DOE spending record justifies structural reform
Conservative
The Department of Education has operated for 45 years, absorbed trillions of dollars, and left American students ranking 26th in math among OECD nations. If any private institution produced that return, its board would have acted. The lawsuits being filed to preserve this architecture are not protecting children — they are protecting the institution that has been failing children for a generation.
Liberal
You're treating correlation as causation and then reversing it. Federal education spending doesn't control local curriculum, teacher hiring, or classroom instruction — states and districts do. If the Department disappeared tomorrow, Mississippi's reading scores would still be Mississippi's problem. The 26th-place ranking is an indictment of the whole system, not an argument for removing the one source of targeted funding for the lowest-income students in it.
Conservative
That's actually a concession in disguise: if the Department doesn't control outcomes, what are we preserving it for? You can't simultaneously argue it's too important to touch and too removed from results to blame.
Liberal
The answer is that it funds things — Title I, TRIO, special education — that states demonstrably underfund on their own. 'It doesn't control everything' is not the same as 'it does nothing.' Cutting the funding doesn't fix Mississippi; it just removes the federal floor beneath the students states have already failed.
Funding threats as coercion versus enforcement
Conservative
When California's FERPA compliance is genuinely disputed, threatening to pull $4.9 billion in total state education funding is not enforcement — it is leverage of a scale so disproportionate that it reveals the actual goal. Enforcement is calibrated to the violation. This is not.
Liberal
Disproportionality is real, but the underlying enforcement authority is also real. The federal government has always conditioned education grants on compliance with federal law — that's been settled since the 1965 Higher Education Act. You're drawing a line at scale, which is a legitimate legal argument, but it's a different argument than 'this is coercion with zero legal basis.'
Conservative
Granted — and we said the FERPA dispute is genuinely unresolved. But calibration is part of constitutionality under the Spending Clause. The Court said so in NFIB v. Sebelius: conditions cannot be so coercive they leave states no real choice. $4.9 billion for a disputed compliance question isn't enforcement; it's a gun to the head.
Liberal
Then cite NFIB — that's the right argument, and courts will apply it. But it requires winning on the merits of proportionality, not the premise that all funding conditions are illegitimate. The students in California's schools shouldn't lose their funding while that litigation proceeds.

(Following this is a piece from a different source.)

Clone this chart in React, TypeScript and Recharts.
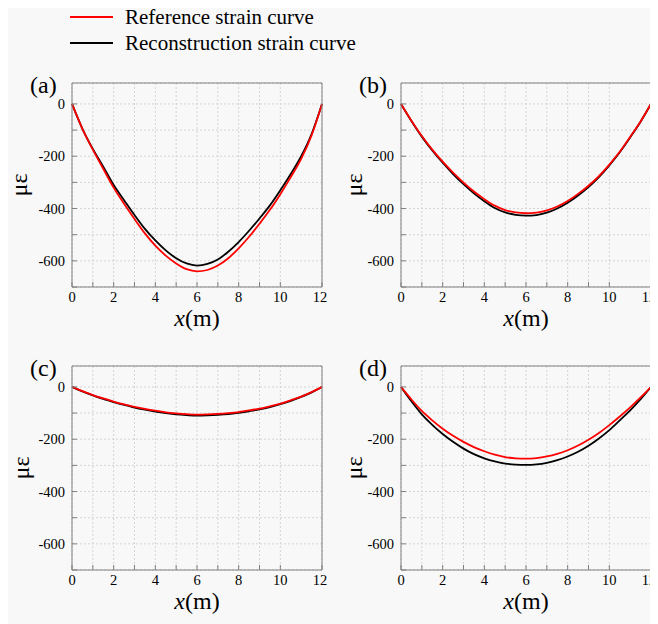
import { LineChart, Line, XAxis, YAxis, CartesianGrid } from "recharts";

const xs = [0, 0.5, 1, 1.5, 2, 2.5, 3, 3.5, 4, 4.5, 5, 5.5, 6, 6.5, 7, 7.5, 8, 8.5, 9, 9.5, 10, 10.5, 11, 11.5, 12];

// (a)
const refA = [0, -95, -175, -248, -320, -382, -440, -495, -542, -580, -610, -632, -640, -635, -618, -590, -552, -508, -458, -405, -345, -280, -210, -120, 0];
const recA = [0, -95, -172, -240, -310, -368, -425, -478, -522, -560, -590, -610, -618, -612, -595, -565, -528, -485, -438, -388, -330, -268, -200, -115, 0];
// (b)
const refB = [0, -64, -123, -175, -221, -263, -301, -335, -364, -389, -406, -415, -418, -416, -407, -392, -371, -344, -313, -276, -232, -183, -126, -67, 0];
const recB = [0, -65, -125, -178, -225, -268, -307, -342, -372, -398, -415, -424, -427, -425, -416, -400, -378, -350, -318, -280, -235, -185, -128, -68, 0];
// (c)
const refC = [0, -16, -31, -44, -56, -67, -76, -84, -91, -97, -101, -104, -106, -105, -103, -100, -96, -90, -83, -74, -64, -51, -37, -20, 0];
const recC = [0, -17, -32, -46, -58, -69, -79, -87, -94, -100, -105, -108, -110, -109, -107, -104, -99, -93, -86, -77, -66, -53, -38, -21, 0];
// (d)
const refD = [0, -48, -92, -128, -160, -187, -210, -230, -246, -259, -268, -273, -274, -272, -266, -256, -242, -224, -202, -176, -146, -113, -78, -40, 0];
const recD = [0, -55, -105, -145, -180, -210, -236, -257, -273, -285, -293, -297, -298, -296, -290, -280, -266, -248, -225, -197, -165, -128, -90, -47, 0];

const xTicks = [0, 1, 2, 3, 4, 5, 6, 7, 8, 9, 10, 11, 12];
const yTicks = [-700, -600, -500, -400, -300, -200, -100, 0];

const FONT = '"Liberation Serif", "Times New Roman", serif';
const AXIS = "#808080";

const XTitle = (props: any) => {
  const { x, y, width } = props.viewBox;
  return (
    <text x={x + width / 2} y={y + 39} textAnchor="middle" fontSize={24} fontFamily={FONT} fill="#000">
      <tspan fontStyle="italic">x</tspan>(m)
    </text>
  );
};

const XTick = ({ x, y, payload }: any) =>
  payload.value % 2 === 0 ? (
    <text x={x} y={y + 12} textAnchor="middle" fontSize={14.5} style={{ fontFamily: FONT }} fill="#000">
      {payload.value}
    </text>
  ) : null;

const YTick = ({ x, y, payload }: any) =>
  payload.value % 200 === 0 ? (
    <text x={x} y={y + 5} textAnchor="end" fontSize={14.5} style={{ fontFamily: FONT }} fill="#000">
      {payload.value}
    </text>
  ) : null;

const Panel = ({ tag, refS, recS, left, top, yOff }: any) => {
  const rows = xs.map((x, i) => ({ x, ref: refS[i], rec: recS[i] }));
  return (
    <div style={{ position: "absolute", left, top }}>
      <LineChart width={320} height={262} data={rows} margin={{ top: 12, right: 5, bottom: 0, left: 0 }}>
        <CartesianGrid stroke="#d4d4d4" strokeDasharray="2 2" />
        <XAxis
          dataKey="x"
          type="number"
          domain={[0, 12]}
          ticks={xTicks}
          height={45}
          stroke={AXIS}
          tickSize={-5}
          tickMargin={8}
          tick={<XTick />}
          label={<XTitle />}
        />
        <XAxis xAxisId="top" orientation="top" type="number" domain={[0, 12]} ticks={xTicks} height={1} stroke={AXIS} tickSize={-5} tick={false} />
        <YAxis
          type="number"
          domain={[-700, 80]}
          ticks={yTicks}
          width={64}
          stroke={AXIS}
          tickSize={-5}
          tickMargin={12}
          tick={<YTick />}
        />
        <YAxis yAxisId="right" orientation="right" type="number" domain={[-700, 80]} ticks={yTicks} width={1} stroke={AXIS} tickSize={-5} tick={false} />
        <Line dataKey="rec" type="monotone" stroke="#000" strokeWidth={1.8} dot={false} isAnimationActive={false} />
        <Line dataKey="ref" type="monotone" stroke="#ff0000" strokeWidth={1.8} dot={false} isAnimationActive={false} />
      </LineChart>
      <div style={{ position: "absolute", left: 64 - 42, top: 3, fontFamily: FONT, fontSize: 24, lineHeight: "24px" }}>{tag}</div>
      <svg style={{ position: "absolute", left: 0, top: 0, overflow: "visible" }} width={40} height={230}>
        <text
          x={64 - yOff}
          y={115}
          transform={`rotate(-90, ${64 - yOff}, 115)`}
          textAnchor="middle"
          dominantBaseline="central"
          fontSize={24}
          fontFamily={FONT}
          fill="#000"
        >
          με
        </text>
      </svg>
    </div>
  );
};

const App = () => {
  return (
    <div style={{ position: "relative", width: 650, height: 616, background: "#f8f8f8", fontFamily: FONT }}>
      <svg style={{ position: "absolute", left: 0, top: 0, overflow: "visible" }} width={400} height={50}>
        <line x1={62} x2={105} y1={9} y2={9} stroke="#ff0000" strokeWidth={1.8} />
        <text x={117} y={9} dominantBaseline="central" fontSize={21} fontFamily={FONT} fill="#000">
          Reference strain curve
        </text>
        <line x1={62} x2={105} y1={35} y2={35} stroke="#000" strokeWidth={1.8} />
        <text x={117} y={35} dominantBaseline="central" fontSize={21} fontFamily={FONT} fill="#000">
          Reconstruction strain curve
        </text>
      </svg>
      <Panel tag="(a)" refS={refA} recS={recA} left={0} top={62} yOff={53} />
      <Panel tag="(b)" refS={refB} recS={recB} left={329} top={62} yOff={47} />
      <Panel tag="(c)" refS={refC} recS={recC} left={0} top={345} yOff={51} />
      <Panel tag="(d)" refS={refD} recS={recD} left={329} top={345} yOff={47} />
    </div>
  );
};

export default App;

Conservative's hardest question
The TRIO grant preliminary injunction is genuinely hard to dismiss: a federal court found the administration broke its own procedural law, harming tens of thousands of low-income, first-generation students — the exact constituency conservatives claim to champion. If the administration wanted to reform failing programs, it had lawful paths; choosing speed over legality on this specific program hands opponents their strongest argument that this is about ideology, not students.
Liberal's hardest question
The FERPA dispute with California is genuinely unresolved — if courts ultimately find California was non-compliant with federal student privacy law, it weakens the argument that every administration funding threat is purely pretextual coercion rather than legitimate enforcement. The $4.9 billion response would still be disproportionate, but the clean narrative of 'zero legal basis' gets murkier.
The Divide
*Republicans split on how fast to dismantle the Education Department; Democrats divide between civil rights emergency and rule-of-law breach.*
MAGA/POPULIST
Fully supports dismantling the DOE and using funding cuts to enforce administration values on schools.
“We're going to close the Department of Education and send the money back to the states where it belongs.” — Donald Trump
ESTABLISHMENT/FEDERALIST
Supports DOE reform but opposes abruptly cutting congressionally appropriated programs like TRIO that serve rural and working-class students.
PROGRESSIVE/ADVOCACY
Frames resistance as a civil rights and racial justice emergency, prioritizing protection of vulnerable communities and LGBTQ students.
INSTITUTIONAL DEMOCRATS/AGs
Emphasizes procedural and statutory violations—lack of congressional authority, violations of FERPA and PSLF rules—as the core legal argument.
“The Trump administration is weaponizing the Public Service Loan Forgiveness program, punishing workers for simply doing their jobs in service to the public.” — Letitia James
The Verdict
Both sides agree
Both sides acknowledge that the Department of Education's structural and procedural decisions must ultimately operate within legal and statutory constraints — the conservative argument for 'lawful reform' and the liberal argument for 'following the law' both accept that executive action cannot simply ignore statutory procedures, as the TRIO injunction demonstrated.
The real conflict
Whether congressional appropriations law categorically forbids the executive from withholding or redirecting funds as a condition on policy compliance: liberals argue this violates the Impoundment Control Act and constitutional separation of powers; conservatives argue the executive has interpretive authority over how to implement congressionally created programs and can enforce statutory conditions on grant recipients.
What nobody has answered
If a federal court can enjoin a major federal program termination based on procedural violations, but cannot ultimately prevent the executive from achieving the same outcome through correct procedure, has the court actually constrained executive power or merely delayed and inconvenienced it — and what does that mean for whether courts can meaningfully enforce the Impoundment Control Act?